SSブログ

レビューのアウトプットは、レビューアのレベルを超えない(3)  [プログラマー現役続行]

ソフトウェア開発に従事して、開発チームや組織内でコードをレビューすることを私自身が実践したのは、ソフトウェア開発の経験の中でかなり後になってからです。実際には、1999年後半か2000年前半ぐらいだと思います。それまでは、チームとしてコードをレビューすることはありませんでした。

記憶が定かではありませんが、まず、着手したのは「Code Review Guide」を書くことでした。それと同時に、プロジェクト用に「C++ Coding Standard」を書いて、コードレビューの重要性を教育で教えて、さらに、現場でコードレビューを実践するということを日々行っていました。

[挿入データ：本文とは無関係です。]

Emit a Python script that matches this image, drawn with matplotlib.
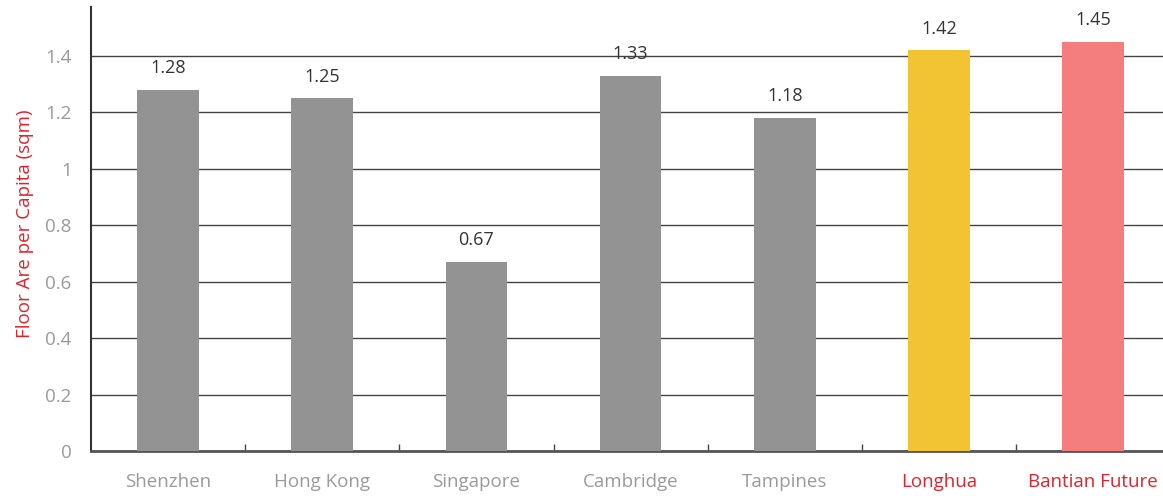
import matplotlib
matplotlib.use("Agg")
import matplotlib.pyplot as plt
import numpy as np

categories = ["Shenzhen", "Hong Kong", "Singapore", "Cambridge", "Tampines", "Longhua", "Bantian Future"]
values = [1.28, 1.25, 0.67, 1.33, 1.18, 1.42, 1.45]
bar_colors = ["#939393", "#939393", "#939393", "#939393", "#939393", "#f2c433", "#f47d7d"]
label_colors = ["#9a9a9a", "#9a9a9a", "#9a9a9a", "#9a9a9a", "#9a9a9a", "#e0232d", "#e0232d"]
yticks = [0, 0.2, 0.4, 0.6, 0.8, 1.0, 1.2, 1.4]
ytick_labels = ["0", "0.2", "0.4", "0.6", "0.8", "1", "1.2", "1.4"]

plt.rcParams['font.family'] = ['Open Sans', 'DejaVu Sans']

W, H = 1163, 496
fig = plt.figure(figsize=(W / 100, H / 100), dpi=100)
left_px, right_px = 91, 1170.2
bottom_px, top_px = 45, 489
ax = fig.add_axes([left_px / W, bottom_px / H, (right_px - left_px) / W, (top_px - bottom_px) / H])

x = np.arange(len(categories))
ax.bar(x, values, width=0.40, color=bar_colors, zorder=3)
for xi, v in zip(x, values):
    ax.text(xi, v + 0.045, f"{v:.2f}", ha="center", va="bottom", fontsize=13, color="#333333", zorder=4)

ax.set_xlim(-0.5, len(categories) - 0.5)
ax.set_ylim(0, 1.574)
ax.set_yticks(yticks)
ax.set_yticklabels(ytick_labels, fontsize=13.5, color="#9a9a9a")
ax.set_xticks(x)
ax.set_xticklabels(categories, fontsize=13.5)
for lbl, c in zip(ax.get_xticklabels(), label_colors):
    lbl.set_color(c)
ax.tick_params(axis="x", length=0, pad=16)
ax.tick_params(axis="y", length=0, pad=14)
ax.set_xticks(np.arange(0.5, len(categories) - 0.5, 1.0), minor=True)
ax.tick_params(axis="x", which="minor", direction="in", length=5, width=1, color="#444444")

ax.yaxis.grid(True, color="#444444", linewidth=1.0, zorder=0)
ax.set_axisbelow(True)

for s in ["top", "right"]:
    ax.spines[s].set_visible(False)
ax.spines["left"].set_color("#333333")
ax.spines["left"].set_linewidth(1.5)
ax.spines["bottom"].set_color("#555555")
ax.spines["bottom"].set_linewidth(2)

ax.set_ylabel("Floor Are per Capita (sqm)", fontsize=13.5, color="#e0232d")
ax.yaxis.set_label_coords((34 - left_px) / (right_px - left_px), (452 - 225) / (top_px - bottom_px))

fig.savefig("out.png", dpi=100)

コードレビューは、コーディングという行程において、できる限り品質を作り込むために行うものであり、一行一行処理内容を確認しながらレビューしていました。それにより、後工程であるテストの工数を減らすためです。当時は、テスト駆動開発ではなく、実際のハードウェアで手作業でテストせざるをえない環境でしたので、レビューで品質を作り込むというのは非常に重要でした。もちろん、すべてのバグがレビューで見つけられる訳ではありません。

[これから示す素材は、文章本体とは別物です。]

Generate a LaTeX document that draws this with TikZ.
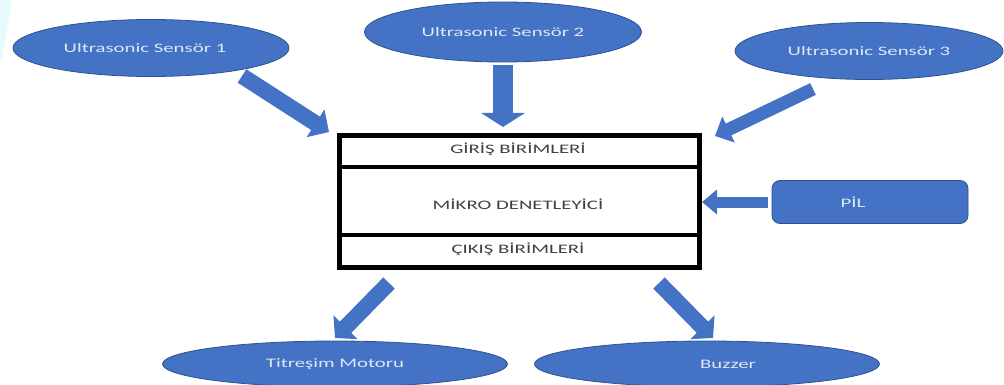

開発チーム全体のスキルを上げるためには、一対一のコードレビューではなく、複数参加のレビューの方が知識の伝達には効率的です。その結果、私が当初指摘していたことを、徐々に他のメンバーも指摘するようになります。つまり、コードを見る時の視点がコードレビューを通して良い方向に変わっていくわけです。

一方、開発プロセスでコードレビューを実施することが決められていて、レビューしたことを報告しないと次のステップへ進めない場合に、レビューが形式的になっている場合があります。4、5名で数回レビューしたはずなのに、一対一で私にレビューしてもらいなさいと指示されたのでレビューをお願いしますと言われたことがあります。その時に、チームでレビューしているのになぜ私がまたレビューしないといけないのかを聞いてみると、一行一行の処理内容を確認しながらのレビューはしていないとうことでした。

このような一対一のレビューは、複数のメンバーに同時に知識を伝えることができません。スキルが十分でないメンバーが多い開発組織では、きちんとしたレビューを複数メンバーで地道に継続して、全体のレベルの向上を図っていく必要があります。しかし、そのような活動をしないと、チームメンバーのコードレビューに対する視点は全く向上しないことになります。

さらに、きちんとしたレビューを開発メンバーが受けることがないと、コードレビューはこの程度で良いと思うようになり、プロセスでレビューすることを強化しても、コードの品質は上がらないし、開発組織全体のレベルも向上しないことになります。その結果、後工程のシステム全体の結合テストで多くの不具合が発生して、その対策として、さらにプロセスが強化されて様々な報告が求められるようになるかもしれません。しかし、もともときちんとレビューできない組織では、強化しても何の役にも立たず、むしろ、報告作業のためにコードレビューにかける時間を減らすことになり、状況を悪化させるだけだったりします。